Viewed from as far as Buenos Aires this evening, I am sure that many taxpayers are greatly relieved that the Taoiseach confirmed to Dáil Éireann on 27th September that he ‘sees no good reason’ for breaching the €500,000 salary cap on bank chief executives’ remuneration in response to prolonged lobbying by AIB and others over many months.
All stakeholders in our society have had to make the most profound sacrifices due to the venality of bankers’ and their boards’ of directors in the interests of economic survival, recovery and vitality. A Government decision to cave into the banking lobby on this issue would therefore have had the most profound adverse consequences which would have found unequivocal expression in the forthcoming presidential election and beyond it.

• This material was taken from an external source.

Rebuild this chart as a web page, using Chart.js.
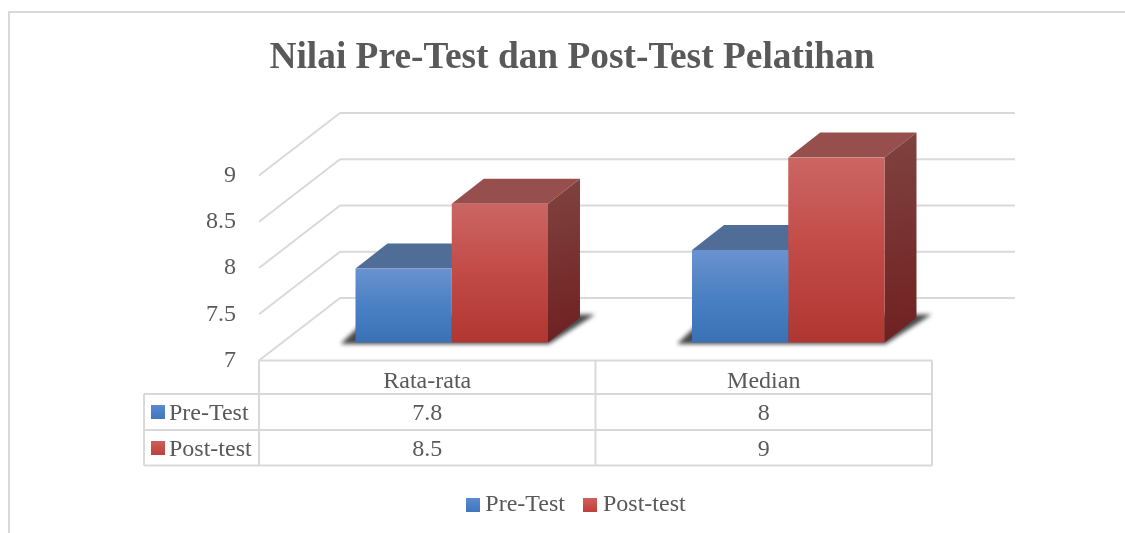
<!DOCTYPE html>
<html>
<head>
<meta charset="utf-8">
<title>Nilai Pre-Test dan Post-Test Pelatihan</title>
<script src="https://cdn.jsdelivr.net/npm/chart.js@4/dist/chart.umd.min.js"></script>
<style>
    html, body { margin: 0; padding: 0; background: #fff; }
    canvas { display: block; }
</style>
</head>
<body>
<canvas id="chart" width="1125" height="533"></canvas>
<script>
// Data
const categories = ['Rata-rata', 'Median'];
const preTest = [7.8, 8];
const postTest = [8.5, 9];
const seriesNames = ['Pre-Test', 'Post-test'];
const titleText = 'Nilai Pre-Test dan Post-Test Pelatihan';

const FONT = '"Liberation Serif", "Times New Roman", serif';
const TEXT = '#595959';
const LINE = '#d9d9d9';
const FONT_SIZE = 24;

// Fake 3D: how far the walls and the bars are pushed back
const WALL_DX = 81, WALL_DY = -62.5;
const BAR_DX = 24.5, BAR_DY = -18;
const DEPTH_DX = 32, DEPTH_DY = -25;

const looks = [
    { front: ['#6a92cf', '#4a80c4', '#3a70b4'], top: '#506d97', side: ['#54749f', '#2f5280'], swatch: ['#5b8ad0', '#3f77bd'] },
    { front: ['#cb6663', '#c24a46', '#b03632'], top: '#964f4c', side: ['#804340', '#6f2020'], swatch: ['#d0605c', '#c03f3b'] }
];

function frontGradient(c, look) {
    const { chart, raw } = c;
    const y = chart.scales.y;
    if (!y || raw === undefined) return look.front[1];
    const y1 = y.getPixelForValue(raw), y2 = y.getPixelForValue(7);
    // scales have no pixels yet on the first pass (legend fit)
    if (!Number.isFinite(y1) || !Number.isFinite(y2)) return look.front[1];
    const g = chart.ctx.createLinearGradient(0, y1, 0, y2);
    g.addColorStop(0, look.front[0]);
    g.addColorStop(0.5, look.front[1]);
    g.addColorStop(1, look.front[2]);
    return g;
}

function makeSwatch(look) {
    const cv = document.createElement('canvas');
    cv.width = 14;
    cv.height = 14;
    const c = cv.getContext('2d');
    const g = c.createLinearGradient(0, 0, 0, 14);
    g.addColorStop(0, look.swatch[0]);
    g.addColorStop(1, look.swatch[1]);
    c.fillStyle = g;
    c.fillRect(0, 0, 14, 14);
    return cv;
}
const swatches = looks.map(makeSwatch);

function poly(ctx, pts, fill) {
    ctx.beginPath();
    pts.forEach((p, i) => i ? ctx.lineTo(p[0], p[1]) : ctx.moveTo(p[0], p[1]));
    ctx.closePath();
    ctx.fillStyle = fill;
    ctx.fill();
}

function hLine(ctx, x1, y1, x2, y2) {
    ctx.beginPath();
    ctx.moveTo(x1, y1);
    ctx.lineTo(x2, y2);
    ctx.stroke();
}

const scenePlugin = {
    id: 'scene',
    afterLayout(chart) {
        // title and legend sit right of the middle of the space the layout leaves them
        const t = chart.titleBlock;
        t.left += 106; t.right += 106;
        const l = chart.legend;
        l.left += 113; l.right += 113;
        l.top -= 6; l.bottom -= 6;
    },
    beforeDatasetsDraw(chart) {
        const ctx = chart.ctx;
        const { left, right, bottom } = chart.chartArea;
        const y = chart.scales.y;

        // outer frame of the chart object
        ctx.save();
        ctx.strokeStyle = LINE;
        ctx.lineWidth = 2;
        ctx.beginPath();
        ctx.moveTo(9, 533);
        ctx.lineTo(9, 12);
        ctx.lineTo(1125, 12);
        ctx.stroke();

        // side wall and back wall grid
        y.ticks.forEach(tick => {
            const py = y.getPixelForValue(tick.value);
            hLine(ctx, left, py, left + WALL_DX, py + WALL_DY);
            hLine(ctx, left + WALL_DX, py + WALL_DY, right + WALL_DX + 2, py + WALL_DY);
        });

        // shadow under each bar group
        const m0 = chart.getDatasetMeta(0), m1 = chart.getDatasetMeta(1);
        ctx.save();
        ctx.filter = 'blur(2px)';
        categories.forEach((_, i) => {
            const a = m0.data[i], b = m1.data[i];
            const x1 = a.x - a.width / 2 + BAR_DX, x2 = b.x + b.width / 2 + BAR_DX;
            const by = bottom + BAR_DY;
            poly(ctx, [[x1 - 15, by + 1.5], [x2 + 1, by + 1.5], [x2 + DEPTH_DX + 15, by - 28], [x1 + 16, by - 28]], 'rgba(40,40,40,0.85)');
        });
        ctx.restore();
        ctx.restore();

        // top and side faces, back to front; the library then paints the front faces
        const y0 = y.getPixelForValue(7);
        ctx.save();
        ctx.translate(BAR_DX, BAR_DY);
        [m0, m1].forEach((meta, s) => {
            const look = looks[s];
            meta.data.forEach(bar => {
                const xl = bar.x - bar.width / 2, xr = bar.x + bar.width / 2, yt = bar.y;
                poly(ctx, [[xl, yt], [xl + DEPTH_DX, yt + DEPTH_DY], [xr + DEPTH_DX, yt + DEPTH_DY], [xr, yt]], look.top);
                const g = ctx.createLinearGradient(xr, yt + DEPTH_DY, xr + DEPTH_DX, y0);
                g.addColorStop(0, look.side[0]);
                g.addColorStop(1, look.side[1]);
                poly(ctx, [[xr, yt], [xr + DEPTH_DX, yt + DEPTH_DY], [xr + DEPTH_DX, y0 + DEPTH_DY], [xr, y0]], g);
            });
        });
    },
    afterDatasetsDraw(chart) {
        chart.ctx.restore();
    },
    afterDraw(chart) {
        // data table under the plot
        const ctx = chart.ctx;
        const { left, right, bottom } = chart.chartArea;
        const x = chart.scales.x;
        const mid = (left + right) / 2;
        const keyLeft = 144;
        const rows = [394, 430, 465.5];
        const series = [preTest, postTest];

        ctx.save();
        ctx.strokeStyle = LINE;
        ctx.lineWidth = 2;
        hLine(ctx, left, bottom, right, bottom);
        rows.forEach(r => hLine(ctx, keyLeft, r, right, r));
        hLine(ctx, keyLeft, rows[0], keyLeft, rows[2]);
        hLine(ctx, left, bottom, left, rows[2]);
        hLine(ctx, mid, bottom, mid, rows[2]);
        hLine(ctx, right, bottom, right, rows[2]);

        ctx.font = FONT_SIZE + 'px ' + FONT;
        ctx.fillStyle = TEXT;
        ctx.textBaseline = 'middle';
        series.forEach((vals, s) => {
            const cy = (rows[s] + rows[s + 1]) / 2;
            ctx.drawImage(swatches[s], 151, cy - 7);
            ctx.textAlign = 'left';
            ctx.fillStyle = TEXT;
            ctx.fillText(seriesNames[s], 169, cy + 1.5);
            ctx.textAlign = 'center';
            vals.forEach((v, i) => ctx.fillText(String(v), x.getPixelForTick(i), cy + 1.5));
        });
        ctx.restore();
    }
};

new Chart(document.getElementById('chart'), {
    type: 'bar',
    data: {
        labels: categories,
        datasets: [
            { label: seriesNames[0], data: preTest, backgroundColor: c => frontGradient(c, looks[0]) },
            { label: seriesNames[1], data: postTest, backgroundColor: c => frontGradient(c, looks[1]) }
        ]
    },
    options: {
        responsive: false,
        animation: false,
        layout: { padding: { left: 0, right: 193, top: 0, bottom: 0 } },
        datasets: { bar: { categoryPercentage: 0.572, barPercentage: 1 } },
        scales: {
            x: {
                grid: { display: false },
                border: { display: false },
                ticks: { color: TEXT, font: { family: FONT, size: FONT_SIZE }, padding: -1, maxRotation: 0 },
                afterFit: s => { s.height = 113.5; }
            },
            y: {
                min: 7,
                max: 9,
                grid: { display: false },
                border: { display: false },
                ticks: { stepSize: 0.5, color: TEXT, font: { family: FONT, size: FONT_SIZE }, padding: 15, callback: v => String(v) },
                afterFit: s => { s.width = 259; }
            }
        },
        plugins: {
            tooltip: { enabled: false },
            title: {
                display: true,
                text: titleText,
                color: TEXT,
                font: { family: FONT, size: 37.4, weight: 'bold' },
                padding: { top: 35.5, bottom: 95.1 }
            },
            legend: {
                position: 'bottom',
                labels: {
                    color: TEXT,
                    font: { family: FONT, size: FONT_SIZE },
                    usePointStyle: true,
                    pointStyleWidth: 1,
                    padding: 25,
                    generateLabels: chart => Chart.defaults.plugins.legend.labels.generateLabels(chart)
                        .map((item, i) => ({ ...item, pointStyle: swatches[i] }))
                }
            }
        }
    },
    plugins: [scenePlugin]
});
</script>
</body>
</html>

High salaries did not enhance the standard of corporate governance, providence and prudence in the Irish banks’ prior to their collapse and it would be the utmost folly to consider that the resumption of salary deals to any elite that are utterly extravagant in the context of our national circumstances would deliver reform. The banks and their elite fellow travellers must restore trust with society before they attempt to indulge fanciful remuneration whims.
It would also be interesting for taxpayer’s to be informed, in clear an unambiguous terms, how much the State is paying consultants ‘and professional advisors’ to rehabilitate AIB, now State owned.